Researchers at University of Texas ( UT ) Southwestern Medical Center have found that people with type 2 diabetes have highly acidic urine, a metabolic feature that explains their greater risk for developing uric-acid kidney stones.

The study – the first to compare the urinary biochemical characteristics of type 2 diabetics with those of normal volunteers – is published in the Journal of the American Society of Nephrology.

Individuals with type 2 diabetes are at increased risk for developing kidney stones in general, and have a particular risk for uric-acid stones. The mechanisms for this greater risk were previously not entirely understood. This new study demonstrates that the propensity for type 2 diabetics to develop uric-acid stones is elevated because their urine is highly acidic.

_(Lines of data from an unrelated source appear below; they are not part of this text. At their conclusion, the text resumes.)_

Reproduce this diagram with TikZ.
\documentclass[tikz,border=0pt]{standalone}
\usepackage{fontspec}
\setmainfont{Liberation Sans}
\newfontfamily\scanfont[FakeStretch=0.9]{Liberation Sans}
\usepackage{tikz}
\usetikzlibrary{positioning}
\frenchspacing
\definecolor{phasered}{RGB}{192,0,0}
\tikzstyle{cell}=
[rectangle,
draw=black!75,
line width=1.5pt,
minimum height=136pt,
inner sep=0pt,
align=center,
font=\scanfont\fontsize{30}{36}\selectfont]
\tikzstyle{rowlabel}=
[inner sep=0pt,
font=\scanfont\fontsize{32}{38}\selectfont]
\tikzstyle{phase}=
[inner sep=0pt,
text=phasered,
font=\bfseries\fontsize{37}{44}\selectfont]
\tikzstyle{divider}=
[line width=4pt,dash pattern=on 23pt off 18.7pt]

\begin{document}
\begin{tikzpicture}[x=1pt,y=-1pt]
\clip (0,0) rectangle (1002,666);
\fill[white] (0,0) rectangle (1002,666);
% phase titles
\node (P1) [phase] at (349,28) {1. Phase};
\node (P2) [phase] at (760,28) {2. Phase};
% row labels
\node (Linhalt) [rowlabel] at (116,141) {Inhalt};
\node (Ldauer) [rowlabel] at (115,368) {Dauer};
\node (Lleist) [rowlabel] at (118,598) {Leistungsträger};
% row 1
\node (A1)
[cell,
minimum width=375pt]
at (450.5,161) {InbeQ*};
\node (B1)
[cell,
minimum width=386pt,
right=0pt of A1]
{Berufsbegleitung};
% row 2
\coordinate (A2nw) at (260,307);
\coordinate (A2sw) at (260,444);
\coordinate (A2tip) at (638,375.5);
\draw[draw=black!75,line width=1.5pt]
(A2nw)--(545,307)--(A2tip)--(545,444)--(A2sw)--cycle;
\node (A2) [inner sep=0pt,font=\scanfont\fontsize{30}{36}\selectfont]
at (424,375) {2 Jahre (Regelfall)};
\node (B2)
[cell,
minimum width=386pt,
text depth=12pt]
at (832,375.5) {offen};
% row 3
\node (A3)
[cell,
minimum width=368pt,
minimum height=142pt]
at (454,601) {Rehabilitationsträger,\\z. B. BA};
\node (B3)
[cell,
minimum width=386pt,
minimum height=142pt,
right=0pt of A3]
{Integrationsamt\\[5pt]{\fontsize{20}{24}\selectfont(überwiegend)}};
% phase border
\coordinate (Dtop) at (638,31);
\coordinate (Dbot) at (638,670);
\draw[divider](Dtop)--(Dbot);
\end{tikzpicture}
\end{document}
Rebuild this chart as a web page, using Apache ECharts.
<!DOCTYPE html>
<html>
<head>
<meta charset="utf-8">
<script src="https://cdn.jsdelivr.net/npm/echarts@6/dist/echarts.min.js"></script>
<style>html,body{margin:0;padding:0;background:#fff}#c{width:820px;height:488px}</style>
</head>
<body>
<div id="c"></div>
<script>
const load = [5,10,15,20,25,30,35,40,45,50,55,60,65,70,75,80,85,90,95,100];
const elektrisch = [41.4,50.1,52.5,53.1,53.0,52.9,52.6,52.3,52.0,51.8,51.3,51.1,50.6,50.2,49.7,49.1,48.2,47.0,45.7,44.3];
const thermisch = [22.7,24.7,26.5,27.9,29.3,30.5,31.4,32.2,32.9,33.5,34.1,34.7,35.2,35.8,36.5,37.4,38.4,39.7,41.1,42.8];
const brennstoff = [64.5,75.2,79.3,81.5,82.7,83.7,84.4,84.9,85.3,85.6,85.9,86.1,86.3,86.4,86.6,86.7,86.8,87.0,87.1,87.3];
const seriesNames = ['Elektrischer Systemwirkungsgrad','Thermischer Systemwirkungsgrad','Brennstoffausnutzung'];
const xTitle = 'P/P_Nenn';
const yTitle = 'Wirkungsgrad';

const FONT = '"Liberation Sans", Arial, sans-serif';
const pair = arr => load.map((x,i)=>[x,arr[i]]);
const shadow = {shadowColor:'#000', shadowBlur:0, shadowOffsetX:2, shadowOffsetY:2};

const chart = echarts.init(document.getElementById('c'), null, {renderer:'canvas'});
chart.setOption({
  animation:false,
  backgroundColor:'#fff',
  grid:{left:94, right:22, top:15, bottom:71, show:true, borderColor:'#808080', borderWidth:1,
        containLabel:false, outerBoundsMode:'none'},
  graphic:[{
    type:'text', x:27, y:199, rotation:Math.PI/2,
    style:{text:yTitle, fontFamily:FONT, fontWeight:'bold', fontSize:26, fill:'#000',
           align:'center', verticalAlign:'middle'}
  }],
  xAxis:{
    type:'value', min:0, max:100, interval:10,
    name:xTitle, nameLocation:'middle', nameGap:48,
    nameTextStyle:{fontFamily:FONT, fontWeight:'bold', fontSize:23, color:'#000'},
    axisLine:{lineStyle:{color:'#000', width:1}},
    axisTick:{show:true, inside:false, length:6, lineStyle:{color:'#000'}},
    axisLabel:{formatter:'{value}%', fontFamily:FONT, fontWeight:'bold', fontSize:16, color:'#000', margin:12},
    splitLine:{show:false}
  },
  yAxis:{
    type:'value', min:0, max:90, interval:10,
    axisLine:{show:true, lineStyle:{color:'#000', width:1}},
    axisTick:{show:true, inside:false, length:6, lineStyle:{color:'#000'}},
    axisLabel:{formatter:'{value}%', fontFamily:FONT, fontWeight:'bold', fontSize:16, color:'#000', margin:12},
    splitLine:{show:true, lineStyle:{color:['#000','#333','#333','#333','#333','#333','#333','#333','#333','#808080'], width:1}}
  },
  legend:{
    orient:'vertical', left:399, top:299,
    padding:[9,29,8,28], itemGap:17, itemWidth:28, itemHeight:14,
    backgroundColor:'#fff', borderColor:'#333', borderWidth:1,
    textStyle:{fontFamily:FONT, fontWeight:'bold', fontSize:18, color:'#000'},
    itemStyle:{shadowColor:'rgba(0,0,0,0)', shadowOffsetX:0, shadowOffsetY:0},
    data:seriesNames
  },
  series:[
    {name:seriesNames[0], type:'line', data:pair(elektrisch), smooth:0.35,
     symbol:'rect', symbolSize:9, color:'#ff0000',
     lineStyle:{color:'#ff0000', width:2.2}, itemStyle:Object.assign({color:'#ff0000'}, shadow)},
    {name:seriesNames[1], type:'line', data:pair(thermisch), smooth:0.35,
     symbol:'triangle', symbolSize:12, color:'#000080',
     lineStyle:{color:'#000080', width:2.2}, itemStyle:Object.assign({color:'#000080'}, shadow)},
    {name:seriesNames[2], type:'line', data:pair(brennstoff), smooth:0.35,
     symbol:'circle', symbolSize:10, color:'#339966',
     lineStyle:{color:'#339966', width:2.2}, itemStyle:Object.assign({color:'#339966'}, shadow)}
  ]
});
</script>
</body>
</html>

" Our next step is to find out what causes type 2 diabetics to have an abnormally acidic urine, and what other urinary factors protect some diabetics who do not form uric-acid stones," said Mary Ann Cameron, the paper's lead author.

Obesity and a diet rich in animal protein are associated with abnormally acidic urine. In earlier studies, UT Southwestern researchers also concluded that uric-acid stones are associated with insulin resistance and type 2 diabetes.

But when researchers in this latest study accounted for these components, type 2 diabetics continued to have more acidic urine levels when compared to nondiabetics. These findings suggest that other factors associated with type 2 diabetes or insulin resistance account for the overly acidic urine in this population.